熱燗をゆるす夜のあり風が吹く たける こんな句を詠んでは、もう一本つけます。
熱燗や雪はますます積るのみ 高浜虚子
熱燗にことばの箍のゆるび来し 山田弘子 〆
(94) 虫めづる姫君
なにに書いてあったかは忘れてしまったが、開高健がこんなことを云っていた。
❖中国でのこと、香港でだっただろうか、ゲンゴロウが食卓に出されたときに悔しい思いがしたのだそうだ。食料がなく何でも食べた終戦直後だったにもかかわらず、ゲンゴロウにまでは思いが至らなかった。取り返しのつかないことをしてきた、と。空を飛ぶものなら飛行機以外なんでも、四つ足のものならテーブル以外なんでも食べると云われている中国の民の食う事へのチャレンジ精神にはかなわない、と痛感したのだそうだ。多分、そうとううまかったに違いない。
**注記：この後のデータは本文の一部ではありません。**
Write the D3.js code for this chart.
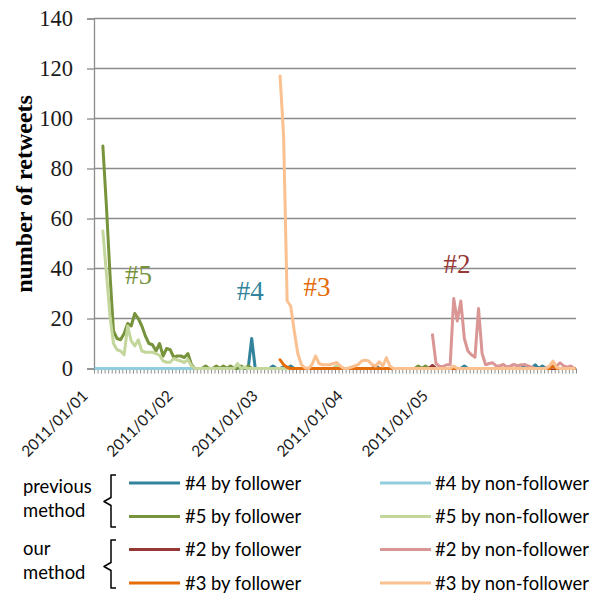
<!DOCTYPE html>
<html><head><meta charset="utf-8">
<script src="https://cdn.jsdelivr.net/npm/d3@7"></script>
<style>body{margin:0;background:#fff}svg{display:block}</style>
</head><body>
<svg id="chart" width="595" height="593"></svg>
<script>
// ---------- DATA ----------
const nCategories = 136;               // hourly categories
const dateLabels = ["2011/01/01","2011/01/02","2011/01/03","2011/01/04","2011/01/05"];
const labelEvery = 24;
const yTicks = [0,20,40,60,80,100,120,140];

// #4 by follower (starts at category 0)
const s4fStart = 0;
const s4f = [
 0,0,0,0,0,0,0,0,0,0,
 0,0,0,0,0,0,0,0,0,0,
 0,0,0,0,0,0,0,0,0,0,
 0,0,0,0,0,0,0,0,0,0,
 0,0,0,0,12,0,0,0,0,0,
 1,0,0,0.5,0,1,0,0,0,0,
 0,0,0,0,0,0,0,0,0,0,
 0,0,0,0,0,0,0,0,0,1.2,
 0,0,0,0,0,0,0,0,0,0,
 0,0,0,0,0,0,0,0,0,0,
 0,0,0,0,1,0,0,0,0,0,
 0,0,0,0,0,0,0,0,0,0,
 0,1.5,0,0,1.5,0,1,0,0,0,
 0,0,0,0,0,0];
// #4 by non-follower
const s4nfStart = 0;
const s4nf = [
 0,0,0,0,0,0,0,0,0,0,
 0,0,0,0,0,0,0,0,0,0,
 0,0,0,0,0,0,0,0,0,0,
 0,0,0,0,0,0,0,0,0,0,
 0,0,0,0,0,0,0,0,0,0,
 0,0,0,0,0,0,0,0,0,0,
 0,0,0,0,0,0,0,0,0,0,
 0,0,0,0,0,0,0,0,0,0,
 0,0,0,0,0,0,0,0,0,0,
 0,0,0,0,0,0,0,0,0,0,
 0,0,0,0,0,0,0,0,0,0,
 0,0,0,0,0,0,0,0,0,0,
 0,0,0,0,0,0,0,0,0,0,
 0,0,0,0,0,0];
// #5 by follower (starts at category 2)
const s5fStart = 2;
const s5f = [
 89,65,38,15,12,11.5,14,18,
 17,22,20,17,13,10,9.5,7,10,5,
 8,7.5,4.5,5,5,4.4,6,1.5,0,0,
 0,1,0,0,1,0,1,0,1,0,
 0,1,0,1,0,0,0,0,0,0,
 0,0,0,0,0,0,0,0,0,0,
 0,0,0,0,0,0,0,0,1,0,
 0,0,0,0,0,0,0,0,0,0,
 0,0,0,0,0,0,0,0,0,0,
 0,1,0,1,0,0,0,0,0,0,
 0,0,0,0,0,0,0,0,0,0,
 0,0,0,0,0,0,0,0,0,0,
 0,0,0,0,0,0,0,0,0,0,
 0,0,0,0,0,0];
// #5 by non-follower
const s5nfStart = 2;
const s5nf = [
 55,38,21,10,7.5,7,5.5,17,
 11,9,11.5,7,6.5,6.5,6.5,6,5.2,3,
 2.5,2.5,4,3.4,3,2.4,3.6,1,0,0,
 0,0,0,0,0,0,0,0,0,0,
 2,0,0.5,0,0,0,0,0,0,0,
 0,0,0,0,0,0,0,0,0,0,
 0,0,0,0,0,0,0,0,1,0,
 0,0,0,0,0,0,0,0,0,0,
 0,0,0,0,0,0,0,0,0,0,
 0,0,0,0,0,0,0,0,0,0,
 0,0,0,0,0,0,0,0,0,0,
 0,0,0,0,0,0,0,0,0,0,
 0,0,0,0,0,0,0,0,0,0,
 0,0,0,0,0,0];
// #2 by follower (starts at category 94)
const s2fStart = 94;
const s2f = [
 0,1.2,0,0,0,0,
 0,0,0,0,0,0,0,0,0,0,
 0,0,0,0,0,0,0,0,0,0,
 0,0,0,0,0,0,0,0,0,0,
 0,0,0,0,0,0];
// #2 by non-follower (starts at category 95)
const s2nfStart = 95;
const s2nf = [
 13.5,2,0.8,0.8,1.5,
 1.5,28,19,27,12,7,5.5,4.5,24,6,
 1.5,2,2.3,1,1,1.6,0.5,1,1.6,1,
 1.5,1.5,1,0.5,0,0,0,0,0.5,0.5,
 1,2.3,1,0.5,1,0];
// #3 by follower (starts at category 52)
const s3fStart = 52;
const s3f = [
 3.5,1.5,0.5,0,0,0,0,0,
 0,0,0,0,0,0,0,0,0,0,
 0,0,0,0,0,0,0,0,0,0,
 0,0,0,0,0,0,0,0,0,0,
 0,0,0,0,0,0,0,0,0,0,
 0,0,0,0,0,0,0,0,0,0,
 0,0,0,0,0,0,0,0,0,0,
 0,0,0,0,0,0,0,0,0,1,
 0,0,0,0,0,0];
// #3 by non-follower
const s3nfStart = 52;
const s3nf = [
 117,93,27,25,15,6,1.6,0.3,
 0,1.5,5,2,1.5,1.5,1.5,2,2.4,1,
 0,0,0.5,1,1.5,3,3.3,3,1.5,1,
 2.7,1,4.3,1,0,0,0,0,0,0,
 0,0,0,0,0,0,0,0,0,0,
 0,1,0,0,0,0,0,0,0,0,
 0,0,0,0,0,0,0,0,0,0,
 0,0,0,0,0,0,0,0,1,3,
 0.5,0,0,0,0,0];

const seriesNames  = ["#4 by follower","#4 by non-follower","#5 by follower","#5 by non-follower",
                      "#2 by follower","#2 by non-follower","#3 by follower","#3 by non-follower"];
const seriesColors = ["#31849B","#93CDDD","#77933C","#C3D69B","#953735","#D99694","#E46C0A","#FAC090"];
const seriesStarts = [s4fStart,s4nfStart,s5fStart,s5nfStart,s2fStart,s2nfStart,s3fStart,s3nfStart];
const seriesValues = [s4f,s4nf,s5f,s5nf,s2f,s2nf,s3f,s3nf];

const annotTexts  = ["#5","#4","#3","#2"];
const annotCats   = [8.75,40.3,59.1,98.6];
const annotVals   = [34,27.4,29.1,38.3];
const annotColors = ["#77933C","#31849B","#E46C0A","#953735"];

const groupLabels = [["previous","method"],["our","method"]];

// ---------- CHART ----------
const svg = d3.select("#chart");
const x0 = 94, x1 = 576, yTop = 18.5, yBot = 368.5;
const x = d3.scaleLinear().domain([0, nCategories]).range([x0, x1]);
const y = d3.scaleLinear().domain([0, 140]).range([yBot, yTop]);
const grid = "#8c8c8c";

// horizontal gridlines + y ticks
const yAxis = svg.append("g").attr("transform", `translate(${x0},0)`)
  .call(d3.axisLeft(y).tickValues(yTicks).tickSize(7).tickFormat(""));
yAxis.select(".domain").attr("stroke", grid).attr("stroke-width", 1.3);
yAxis.selectAll(".tick line").attr("stroke", grid).attr("stroke-width", 1.3);
svg.append("g").selectAll("line").data(yTicks).join("line")
  .attr("x1", x0).attr("x2", x1).attr("y1", d => y(d)).attr("y2", d => y(d))
  .attr("stroke", grid).attr("stroke-width", 1.3);
svg.append("g").selectAll("text").data(yTicks).join("text")
  .attr("x", 73).attr("y", d => y(d)).attr("dy", "0.35em")
  .attr("text-anchor", "end")
  .attr("font-family", "'Liberation Serif', serif").attr("font-size", 22.5).attr("fill", "#1a1a1a")
  .text(d => d);

// x axis with a tick at every category boundary
const xAxis = svg.append("g").attr("transform", `translate(0,${yBot})`)
  .call(d3.axisBottom(x).tickValues(d3.range(0, nCategories + 1)).tickSize(5).tickFormat(""));
xAxis.select(".domain").remove();
xAxis.selectAll(".tick line").attr("stroke", grid).attr("stroke-width", 1);

// date labels
svg.append("g").selectAll("text").data(dateLabels).join("text")
  .attr("transform", (d, k) => `translate(${x(k * labelEvery + 0.5) - 7},397) rotate(-45)`)
  .attr("text-anchor", "end")
  .attr("font-family", "Lato, sans-serif").attr("font-size", 15.5).attr("fill", "#1a1a1a")
  .text(d => d);

// y title
svg.append("text")
  .attr("transform", "translate(32,194) rotate(-90)")
  .attr("text-anchor", "middle")
  .attr("font-family", "'Liberation Serif', serif").attr("font-weight", "bold")
  .attr("font-size", 24).attr("fill", "#000")
  .text("number of retweets");

// lines
const line = d3.line()
  .x(d => x(d.i + 0.5)).y(d => y(d.v));
const gLines = svg.append("g");
seriesValues.forEach((vals, s) => {
  const pts = vals.map((v, j) => ({ i: seriesStarts[s] + j, v }));
  gLines.append("path").datum(pts)
    .attr("d", line).attr("fill", "none")
    .attr("stroke", seriesColors[s]).attr("stroke-width", 3)
    .attr("stroke-linejoin", "round").attr("stroke-linecap", "round");
});

// annotations
svg.append("g").selectAll("text").data(annotTexts).join("text")
  .attr("x", (d, k) => x(annotCats[k])).attr("y", (d, k) => y(annotVals[k]))
  .attr("font-family", "'Liberation Serif', serif").attr("font-size", 27)
  .attr("fill", (d, k) => annotColors[k])
  .text(d => d);

// legend
const rowY = [483, 516.5, 549.5, 583];
const colLineX = [[129, 180], [380, 431]];
const colTextX = [185, 435];
const legFont = 18.4;
const gLeg = svg.append("g");
seriesNames.forEach((name, s) => {
  const r = Math.floor(s / 2), c = s % 2;
  gLeg.append("line")
    .attr("x1", colLineX[c][0]).attr("x2", colLineX[c][1])
    .attr("y1", rowY[r]).attr("y2", rowY[r])
    .attr("stroke", seriesColors[s]).attr("stroke-width", 3);
  gLeg.append("text")
    .attr("x", colTextX[c]).attr("y", rowY[r]).attr("dy", "0.36em")
    .attr("font-family", "Lato, sans-serif").attr("font-size", legFont).attr("fill", "#000")
    .text(name);
});
// group labels
const groupBase = [[493, 517], [555, 579]];
groupLabels.forEach((lines, g) => {
  lines.forEach((t, k) => {
    gLeg.append("text").attr("x", 23).attr("y", groupBase[g][k])
      .attr("font-family", "Lato, sans-serif").attr("font-size", legFont).attr("fill", "#000")
      .text(t);
  });
});
// braces
const braces = [[475, 501.5, 527], [540, 566.5, 588]];
braces.forEach(([t, m, b]) => {
  gLeg.append("path")
    .attr("d", `M116,${t} L111,${t} L111,${m - 4} L104,${m} L111,${m + 4} L111,${b} L116,${b}`)
    .attr("fill", "none").attr("stroke", "#000").attr("stroke-width", 1.5)
    .attr("stroke-linejoin", "round");
});
</script>
</body></html>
❖さきの日曜日、長女が奈良まで行った。虫を食べる会という催しがあったのだそうだ。いろいろの鳴き声を耳にするだけでは飽き足らず、様々な味をまで五感で体得しようとしたらしい。やるもんだ。イナゴとかコオロギの佃煮くらいなら見聞きもしたけれど、ツクツクホウシとか竹虫などとかはなかなか手強いんじゃないの? などと思いながら娘の送ってくる写真を見ていた。けれど蝉を食べるとか幼虫を食べるとか、そんなことは在所在所の文化の違いなんだろう。驚くに値しない。食料自給率の低すぎる日本国としては、一考にあたいすることなのかも知れない。ボクとしては、挑戦権を放棄するけれど……。
しんしんと星座歩める虫浄土 弘子
走り根に愚陀仏庵の虫名残
〆
(75) 梅雨に入る
❖ふとしたはずみで井上ひさしのエッセイ集に手がのびて、一気に読んだ。34年も前に書架に立てかけておいた本だ。「書物とその周辺を語る珍談奇談。週刊文春好評連載の読書エッセイ33篇……、真実一路のヨタ話!」と帯に書いてある『本の枕草紙』だ。草子ではなくて草紙(昭和57年11月1日 株式会社文藝春秋発行)。その違いにどういう意味があるのかはわからない。
そのうちの「アンソロジーは中継駅」を読んでいて、思い違いを発見した。かつていつかそぞろ歩きに『雨の静かに降る日は、藤沢周平の職人人情もの、市井人情ものが一番ぴったりだ』というようなことを井上ひさしが書いていた、と書いたことがある。けれどこれは植草甚一の言葉だった。ここに引用されていたものをぼんやりと記憶し、ひさしさんの言葉だと思い込んでいたようだ。申し訳ない。
つづけてここに井上ひさしは藤沢周平の『橋ものがたり』のことを、梅雨どきの土曜の午後のひとときを過すのにはもってこいです。と云っている。そのこととが一緒になって記憶してしまったようなのだ。でもまあ、雑学の大人と大戯作者の二人が云うことなんだから、間違いはないだろう。
❖やっとと云うかついに不快指数が極限にまで高くなる梅雨だ。しばらくは周平さんの短編集を積み上げて、雨の土曜日を静かに過ごそう。ボクは、毎日が土曜日だ。